Target Groups are used by ALBs to forward requests to the EC2 instances running the Pass-core/Pass-UI docker containers. There are two target groups, one for the public ALB and one for the private ALB.
A WAF sits at the edge of the architecture boundary, as pictured in the PASS Application Architecture diagram, between the end users and the PASS ALB. It is responsible for applying a set of rules to filter out traffic and protect the internal virtual network.
The certificate for the PASS public domain name for JHU is in AWS Certificate Manager.
SES is enabled in production mode for sending emails from the notifications service.
ECR is a fully managed Docker container registry that makes it easy for developers to store, manage, and deploy Docker container images.

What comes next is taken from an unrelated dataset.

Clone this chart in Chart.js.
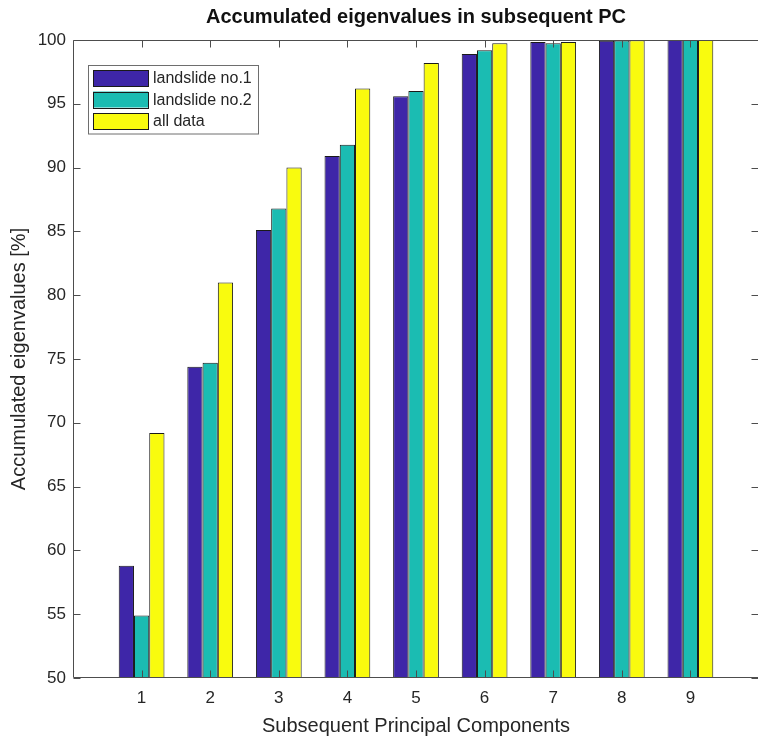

It's leveraged in the PASS Application Architecture by giving a private repository to store the released Docker images for PASS Core, PASS UI, Data Loaders, Deposit Services, and Notification Services.
SQS publication queue serves as a decoupling mechanism between the PASS Core and Deposit and Notification Services. Submissions are processed asynchronously, resulting in a system that remains responsive and efficient. There are three queues that are used by the overall PASS environment: deposit
, submission
, and submission-event
.
PASS uses S3 for configuration, deployment, and file storage. PASS Core uses Amazon S3 to store submission-related documents and metadata. The OCFL is employed to organize these files, providing options for local disk storage or S3 bucket retention. The configuration of the File Service in PASS Core is done through environment variables that are set in the Systems Manager parameter store. Public access is blocked on all S3 buckets.